Entries supplied ->
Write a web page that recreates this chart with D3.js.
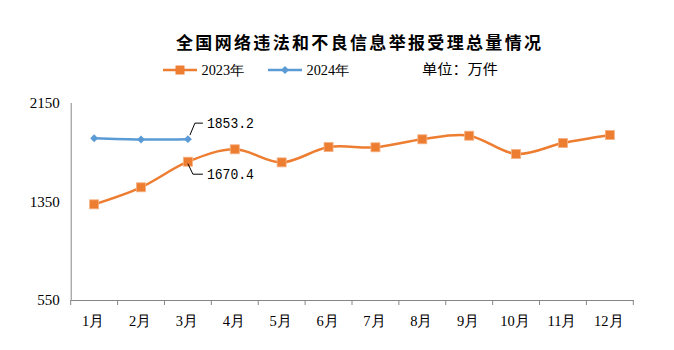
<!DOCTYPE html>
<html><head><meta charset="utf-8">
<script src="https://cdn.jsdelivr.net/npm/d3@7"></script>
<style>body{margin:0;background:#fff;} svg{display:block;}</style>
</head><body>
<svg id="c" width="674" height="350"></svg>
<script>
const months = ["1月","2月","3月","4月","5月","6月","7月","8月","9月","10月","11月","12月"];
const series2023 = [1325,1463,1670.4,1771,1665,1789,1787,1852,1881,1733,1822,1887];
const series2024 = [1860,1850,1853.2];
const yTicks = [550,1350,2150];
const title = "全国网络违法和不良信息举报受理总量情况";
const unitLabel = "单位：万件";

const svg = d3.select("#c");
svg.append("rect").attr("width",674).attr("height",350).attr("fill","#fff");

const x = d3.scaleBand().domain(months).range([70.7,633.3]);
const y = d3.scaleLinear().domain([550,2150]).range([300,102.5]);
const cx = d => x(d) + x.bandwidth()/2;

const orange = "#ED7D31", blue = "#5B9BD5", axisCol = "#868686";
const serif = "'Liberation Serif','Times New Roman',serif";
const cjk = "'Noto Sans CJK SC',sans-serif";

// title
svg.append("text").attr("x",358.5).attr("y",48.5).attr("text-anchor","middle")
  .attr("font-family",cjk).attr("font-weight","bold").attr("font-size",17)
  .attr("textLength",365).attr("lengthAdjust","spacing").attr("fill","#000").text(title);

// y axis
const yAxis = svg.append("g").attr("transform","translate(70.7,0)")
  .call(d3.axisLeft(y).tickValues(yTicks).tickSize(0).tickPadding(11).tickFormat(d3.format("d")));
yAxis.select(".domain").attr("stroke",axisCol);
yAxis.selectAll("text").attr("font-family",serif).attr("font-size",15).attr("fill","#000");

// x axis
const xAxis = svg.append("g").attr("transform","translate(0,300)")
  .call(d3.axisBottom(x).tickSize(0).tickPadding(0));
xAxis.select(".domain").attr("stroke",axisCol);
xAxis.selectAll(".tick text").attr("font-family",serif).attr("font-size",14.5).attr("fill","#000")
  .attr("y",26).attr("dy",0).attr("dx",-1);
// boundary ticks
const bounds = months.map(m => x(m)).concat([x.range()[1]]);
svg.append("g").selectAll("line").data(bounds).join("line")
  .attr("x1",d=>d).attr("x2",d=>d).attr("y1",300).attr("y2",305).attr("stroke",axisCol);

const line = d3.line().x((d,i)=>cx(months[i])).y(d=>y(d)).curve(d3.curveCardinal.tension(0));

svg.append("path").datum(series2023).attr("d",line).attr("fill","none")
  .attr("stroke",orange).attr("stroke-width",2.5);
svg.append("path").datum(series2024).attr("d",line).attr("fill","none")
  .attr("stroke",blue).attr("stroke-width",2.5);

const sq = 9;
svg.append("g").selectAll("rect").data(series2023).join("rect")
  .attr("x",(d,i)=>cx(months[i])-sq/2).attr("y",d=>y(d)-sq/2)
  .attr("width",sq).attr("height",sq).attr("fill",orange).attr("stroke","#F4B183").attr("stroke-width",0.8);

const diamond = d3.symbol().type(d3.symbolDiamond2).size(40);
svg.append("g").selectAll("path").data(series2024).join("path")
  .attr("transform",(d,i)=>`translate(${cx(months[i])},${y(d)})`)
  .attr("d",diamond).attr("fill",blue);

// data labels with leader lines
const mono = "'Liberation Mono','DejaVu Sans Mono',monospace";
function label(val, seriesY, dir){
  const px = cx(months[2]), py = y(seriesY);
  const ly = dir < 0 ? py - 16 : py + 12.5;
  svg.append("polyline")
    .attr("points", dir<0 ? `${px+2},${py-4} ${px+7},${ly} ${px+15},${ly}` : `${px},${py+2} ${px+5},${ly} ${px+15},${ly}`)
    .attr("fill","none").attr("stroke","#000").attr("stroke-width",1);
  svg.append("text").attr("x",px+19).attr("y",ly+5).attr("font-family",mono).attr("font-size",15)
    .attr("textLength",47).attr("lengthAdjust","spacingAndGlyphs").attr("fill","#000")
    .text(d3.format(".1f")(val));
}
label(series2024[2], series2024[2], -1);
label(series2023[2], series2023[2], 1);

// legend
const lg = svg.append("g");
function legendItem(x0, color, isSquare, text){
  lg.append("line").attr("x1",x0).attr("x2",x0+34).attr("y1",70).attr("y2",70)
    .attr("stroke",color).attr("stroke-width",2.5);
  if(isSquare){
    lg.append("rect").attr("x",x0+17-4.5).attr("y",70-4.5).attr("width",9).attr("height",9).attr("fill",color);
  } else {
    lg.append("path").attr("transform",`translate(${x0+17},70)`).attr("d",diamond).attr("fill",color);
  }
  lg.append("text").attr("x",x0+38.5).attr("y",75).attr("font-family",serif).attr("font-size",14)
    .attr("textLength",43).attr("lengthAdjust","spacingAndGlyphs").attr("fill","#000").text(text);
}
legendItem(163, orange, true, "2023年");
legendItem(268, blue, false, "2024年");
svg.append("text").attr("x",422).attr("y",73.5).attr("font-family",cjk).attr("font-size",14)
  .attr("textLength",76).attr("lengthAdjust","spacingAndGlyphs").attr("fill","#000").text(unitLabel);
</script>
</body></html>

--

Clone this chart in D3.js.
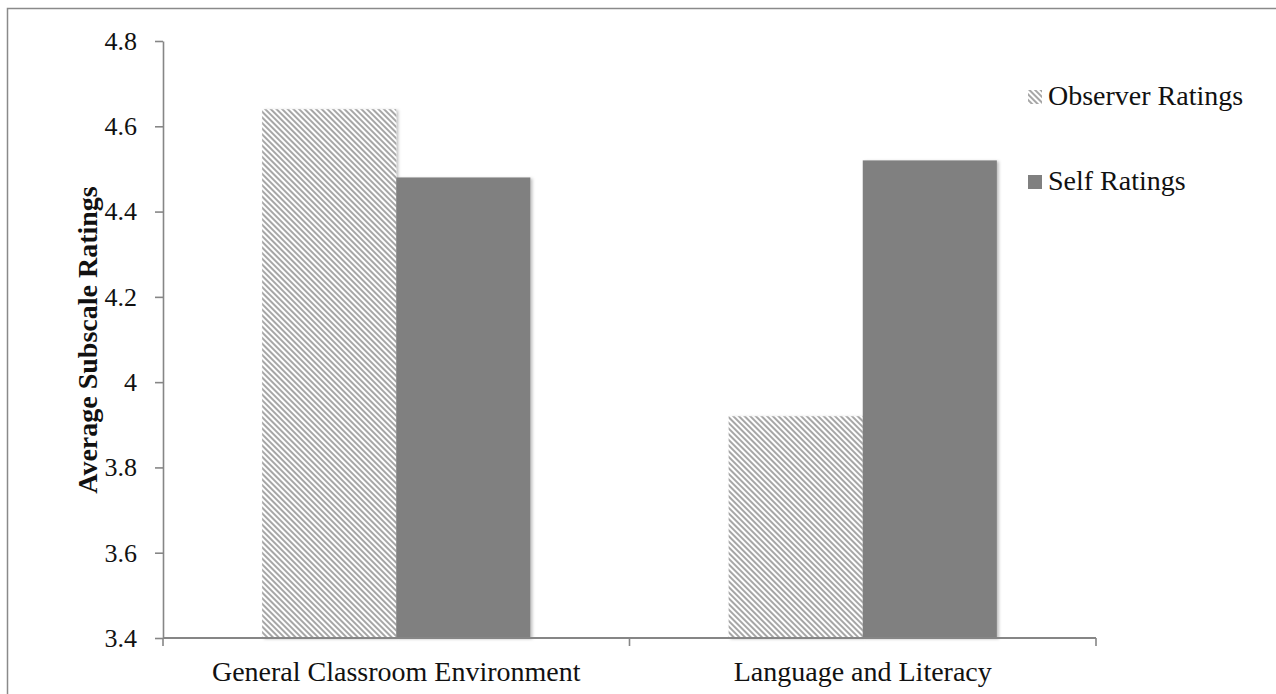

---

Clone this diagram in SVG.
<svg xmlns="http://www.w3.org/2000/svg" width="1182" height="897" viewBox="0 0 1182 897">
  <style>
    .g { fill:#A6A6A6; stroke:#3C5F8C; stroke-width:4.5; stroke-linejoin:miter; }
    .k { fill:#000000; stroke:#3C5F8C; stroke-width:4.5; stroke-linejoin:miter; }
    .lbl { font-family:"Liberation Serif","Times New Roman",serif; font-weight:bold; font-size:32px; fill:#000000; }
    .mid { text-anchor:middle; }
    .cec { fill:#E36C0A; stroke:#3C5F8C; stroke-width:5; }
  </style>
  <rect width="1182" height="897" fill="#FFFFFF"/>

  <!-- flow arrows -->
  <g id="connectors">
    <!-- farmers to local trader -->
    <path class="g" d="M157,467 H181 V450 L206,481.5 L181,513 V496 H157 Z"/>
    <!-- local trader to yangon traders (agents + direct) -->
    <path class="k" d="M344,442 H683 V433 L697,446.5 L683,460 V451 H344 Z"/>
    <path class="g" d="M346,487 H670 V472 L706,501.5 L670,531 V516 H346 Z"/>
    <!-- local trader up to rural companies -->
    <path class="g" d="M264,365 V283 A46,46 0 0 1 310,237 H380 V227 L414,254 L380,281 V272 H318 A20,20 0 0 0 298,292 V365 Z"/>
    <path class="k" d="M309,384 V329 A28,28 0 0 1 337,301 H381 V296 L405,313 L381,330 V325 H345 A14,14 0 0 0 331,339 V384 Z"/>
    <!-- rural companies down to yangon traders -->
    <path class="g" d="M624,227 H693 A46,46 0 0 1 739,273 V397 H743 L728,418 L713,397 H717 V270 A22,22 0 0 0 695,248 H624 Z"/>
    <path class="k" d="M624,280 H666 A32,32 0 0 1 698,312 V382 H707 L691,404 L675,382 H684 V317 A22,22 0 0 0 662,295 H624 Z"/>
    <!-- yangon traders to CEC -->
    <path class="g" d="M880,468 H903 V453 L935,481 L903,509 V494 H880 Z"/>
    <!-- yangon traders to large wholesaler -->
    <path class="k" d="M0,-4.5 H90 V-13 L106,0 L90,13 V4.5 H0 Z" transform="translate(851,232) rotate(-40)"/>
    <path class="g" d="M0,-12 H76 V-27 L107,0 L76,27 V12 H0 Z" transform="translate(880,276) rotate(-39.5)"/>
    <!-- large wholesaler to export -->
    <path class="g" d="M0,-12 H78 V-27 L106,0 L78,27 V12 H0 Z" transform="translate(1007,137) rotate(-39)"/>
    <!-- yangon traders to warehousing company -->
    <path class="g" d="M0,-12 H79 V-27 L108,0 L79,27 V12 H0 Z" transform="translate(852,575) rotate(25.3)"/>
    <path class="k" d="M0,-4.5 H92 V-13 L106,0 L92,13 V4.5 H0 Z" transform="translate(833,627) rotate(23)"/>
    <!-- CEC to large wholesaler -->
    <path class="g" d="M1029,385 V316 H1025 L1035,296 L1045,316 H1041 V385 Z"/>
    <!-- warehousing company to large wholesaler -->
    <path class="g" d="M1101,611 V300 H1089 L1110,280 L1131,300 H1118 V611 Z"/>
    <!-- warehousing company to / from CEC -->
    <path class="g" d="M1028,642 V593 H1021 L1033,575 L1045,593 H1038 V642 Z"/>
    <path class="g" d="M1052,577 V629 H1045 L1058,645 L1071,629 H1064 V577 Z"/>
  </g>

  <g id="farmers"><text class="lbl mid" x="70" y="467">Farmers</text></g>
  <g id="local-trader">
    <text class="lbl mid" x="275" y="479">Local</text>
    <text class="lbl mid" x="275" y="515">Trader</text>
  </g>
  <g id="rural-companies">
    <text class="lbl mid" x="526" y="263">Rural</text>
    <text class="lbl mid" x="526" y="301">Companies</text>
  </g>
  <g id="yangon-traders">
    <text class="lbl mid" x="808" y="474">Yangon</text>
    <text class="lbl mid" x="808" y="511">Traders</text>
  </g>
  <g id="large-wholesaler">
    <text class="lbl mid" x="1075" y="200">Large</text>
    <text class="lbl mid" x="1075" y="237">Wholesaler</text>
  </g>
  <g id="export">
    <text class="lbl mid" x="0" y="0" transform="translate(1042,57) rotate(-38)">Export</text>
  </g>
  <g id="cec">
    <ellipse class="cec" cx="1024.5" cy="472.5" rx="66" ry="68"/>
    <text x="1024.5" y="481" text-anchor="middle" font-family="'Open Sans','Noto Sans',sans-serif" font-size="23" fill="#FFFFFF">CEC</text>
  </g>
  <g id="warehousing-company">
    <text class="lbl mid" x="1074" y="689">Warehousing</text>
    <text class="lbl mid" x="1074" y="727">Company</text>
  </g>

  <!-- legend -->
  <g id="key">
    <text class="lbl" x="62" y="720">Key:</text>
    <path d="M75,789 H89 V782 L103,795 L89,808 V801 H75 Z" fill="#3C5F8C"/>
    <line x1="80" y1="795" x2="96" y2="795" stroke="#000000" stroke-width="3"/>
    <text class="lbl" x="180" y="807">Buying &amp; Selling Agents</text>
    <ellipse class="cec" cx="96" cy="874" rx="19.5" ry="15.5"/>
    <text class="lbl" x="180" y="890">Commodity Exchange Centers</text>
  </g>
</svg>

Stated task ->
Search the listing above for the string "chart". Copy every line that contains it.

Written answer ->
Write a web page that recreates this chart with D3.js.
Clone this chart in D3.js.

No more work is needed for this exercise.